The above example is a very simplistic way of how a content-based recommender system works. In reality, there are a lot of different factors that go into making recommendations, and the system is constantly learning and evolving as more data is collected.

But at its core, a content-based recommender system relies on understanding the user's preferences in order to make better suggestions. And that's why they can be so useful - they make recommendations specifically for you.

How to build one?

Here’s a step-by-step guide:

To make this easier, we’ll take a common example. You have two movies ‘A’, ‘B’, & ‘C’. Our user watches movie A, and we need to decide what movie to recommend to them.
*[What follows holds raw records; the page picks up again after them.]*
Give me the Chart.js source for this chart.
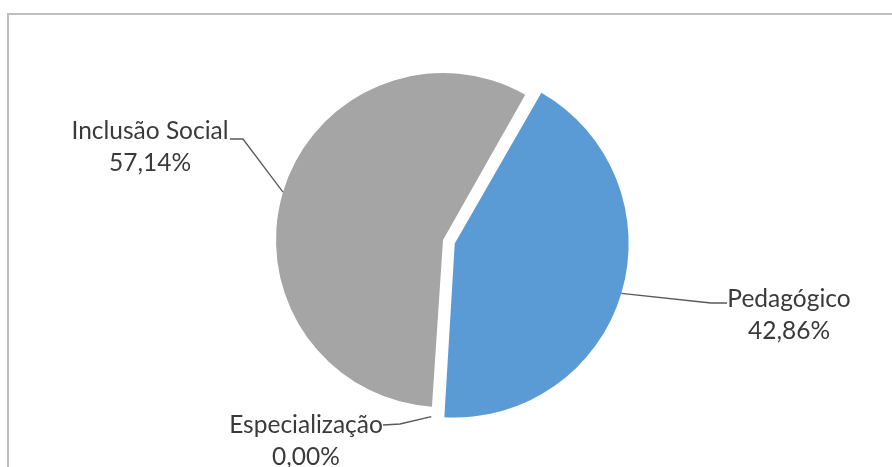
<!DOCTYPE html>
<html>
<head>
<meta charset="utf-8">
<title>Distribuição por área</title>
<script src="https://cdn.jsdelivr.net/npm/chart.js@4.4.1/dist/chart.umd.min.js"></script>
<style>
    html, body { margin: 0; padding: 0; background: #fff; overflow: hidden; }
    #chartWrap { position: relative; width: 892px; height: 467px; }
</style>
</head>
<body>
<div id="chartWrap">
    <canvas id="areaPie" width="892" height="467"></canvas>
</div>
<script>
// Chart data
const categories = ['Pedagógico', 'Especialização', 'Inclusão Social'];
const percentages = [42.86, 0.00, 57.14];
const sliceColors = ['#5B9BD5', '#ED7D31', '#A5A5A5'];

// Where each data label sits, plus the bend of its leader line
const labelLayout = [
    { x: 789, y: 299, bend: [711, 303], tail: [727, 303] },
    { x: 306, y: 425, bend: [400, 424], tail: [383, 425], pad: 10 },
    { x: 150, y: 131, bend: [243, 139], tail: [230, 139] }
];

const formatPct = v => v.toFixed(2).replace('.', ',') + '%';

// Outer frame around the chart
const framePlugin = {
    id: 'frame',
    beforeDraw(chart) {
        const ctx = chart.ctx;
        ctx.save();
        ctx.strokeStyle = '#BFBFBF';
        ctx.lineWidth = 2;
        ctx.strokeRect(8, 14, 920, 520);
        ctx.restore();
    }
};

// Labels with leader lines, anchored on the arcs
const pieLabels = {
    id: 'pieLabels',
    afterDatasetsDraw(chart) {
        const ctx = chart.ctx;
        const arcs = chart.getDatasetMeta(0).data;
        ctx.save();
        arcs.forEach((arc, i) => {
            const p = arc.getProps(['x', 'y', 'startAngle', 'endAngle', 'outerRadius']);
            const circ = p.endAngle - p.startAngle;
            const mid = (p.startAngle + p.endAngle) / 2;
            // same shift that ArcElement applies for an offset slice
            const off = (arc.options.offset || 0) / 4;
            const fix = 1 - Math.sin(Math.min(Math.PI, circ || 0));
            const shift = off + off * fix;
            const r = p.outerRadius + (labelLayout[i].pad || 0);
            const ax = p.x + Math.cos(mid) * (shift + r);
            const ay = p.y + Math.sin(mid) * (shift + r);
            const lay = labelLayout[i];

            ctx.strokeStyle = '#595959';
            ctx.lineWidth = 1.3;
            ctx.beginPath();
            ctx.moveTo(ax, ay);
            ctx.lineTo(lay.bend[0], lay.bend[1]);
            ctx.lineTo(lay.tail[0], lay.tail[1]);
            ctx.stroke();

            ctx.fillStyle = '#3A3A3A';
            ctx.font = '24.5px Lato, "Noto Sans", sans-serif';
            ctx.textAlign = 'center';
            ctx.textBaseline = 'middle';
            ctx.fillText(categories[i], lay.x, lay.y);
            ctx.fillText(formatPct(percentages[i]), lay.x, lay.y + 32);
        });
        ctx.restore();
    }
};

const ctx = document.getElementById('areaPie').getContext('2d');
const areaPie = new Chart(ctx, {
    type: 'pie',
    data: {
        labels: categories,
        datasets: [{
            data: percentages,
            backgroundColor: sliceColors,
            borderWidth: 0,
            offset: [49, 0, 0],
            radius: 167
        }]
    },
    options: {
        responsive: false,
        animation: false,
        devicePixelRatio: 1,
        rotation: 29.5,
        layout: {
            padding: { left: 0, right: 6, top: 13, bottom: 0 }
        },
        plugins: {
            legend: { display: false },
            tooltip: { enabled: false }
        }
    },
    plugins: [framePlugin, pieLabels]
});
</script>
</body>
</html>
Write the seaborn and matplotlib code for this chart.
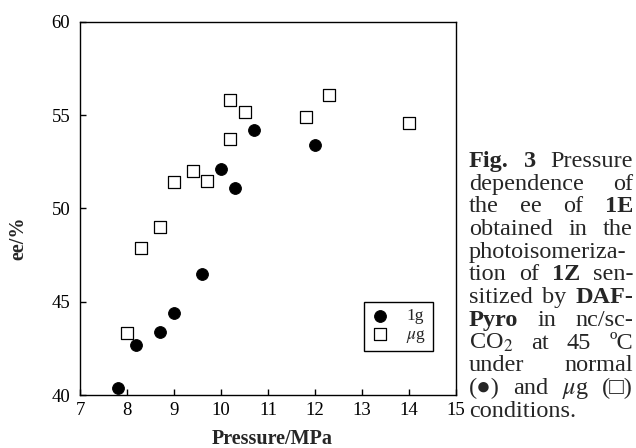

1. Assign attributes to your data

In order to build a content-based recommender system, you'll first need to assign attributes to your data. For example, if you're working with a dataset of movies, each movie will have several attributes like the genre, plot keywords, director, etc.

This isn’t an easy undertaking, many companies hire experts to do so. Netflix for instance uses Hollywood screenwriters to rate shows on various aspects.

For our example, let’s say we choose 5 attributes: action, adventure, comedy, horror, and thriller.

2. Encode data and weigh attributes

Once you have your data attributes, you'll need to convert them into a common format. A simple way to encode data is by using a "1" or "0" to indicate whether or not an attribute is present. 

After you've encoded the data, you'll need to weigh the importance of each attribute. This is important because not all attributes are created equal. For example, if you're building a recommender system for movies, the genre will be more important than the plot keywords.

Back to our example, we create vectors for each movie. [Action, Adventure, Comedy, Horror, Thriller]

Movie A is encoded as [1, 1, 0, 0, 1] to indicate it has action, adventure, and thriller elements. Similarly, B is encoded as [0, 1, 1, 0, 0], and C is encoded as [0, 1, 0, 1, 1]

3. Choose a method

To generate recommendations, the system needs to calculate the similarity between the item profiles and/or the user profile.

We will be using a similarity-based method, other popular methods are One-class SVMs, Matrix Factorisation, and Deep Learning.

The most common similarity-based method is "cosine similarity", which measures the angle between two vectors. The more similar the angles are, the more similar the vectors are.

The cosine similarity is a number between 0 and 1, with 0 indicating that the two movies are completely different, and 1 indicating that they're exactly the same.

For two vectors, A & B, the cosine similarity is given by:

cos(A,B) = dot(A,B)/|A||B|

Using our example, you have three movies, A, B, and C and each movie has 5 attributes.

Using the above formula, the cosine similarity between A and B is: 0.408248.

While, between A and C it is: 0.666667

Clearly, it’s higher between A and C, and so our user who watched movie A would be recommended movie C.

4. Generate user preference profiles

To make even better recommendations, we can aggregate the item profiles of content a user has interacted with positively. This is commonly done by creating “user preference profiles".

User profiles are critical for recommending content. They typically include everything the user has interacted with – what they purchase, what they browse, watch, etc. along with the assigned attributes of that content.

A simple way to do so is to use weighted means of all movies the user rates or gives  a ‘thumbs up’ to. 

So for our example, if our user watches and positively rates movie C after movie A, then a user profile could be constructed using weighted means of vector representations of A and B.

Wrapping Up

Recommendation system is a great way for you to keep your users happy while also helping to improve the quality of the content on your application. Content-based recommender systems are a powerful tool that can be used to provide personalized recommendations to users.

By analyzing the attributes of your offerings, you get a better sense of what users are actually interested in and make sure that they're seeing the best possible content at all times. 

Ultimately, everyone wins with content-based filtering – users get more relevant, interesting content and platforms get better conversions, and build brand loyalty with their users.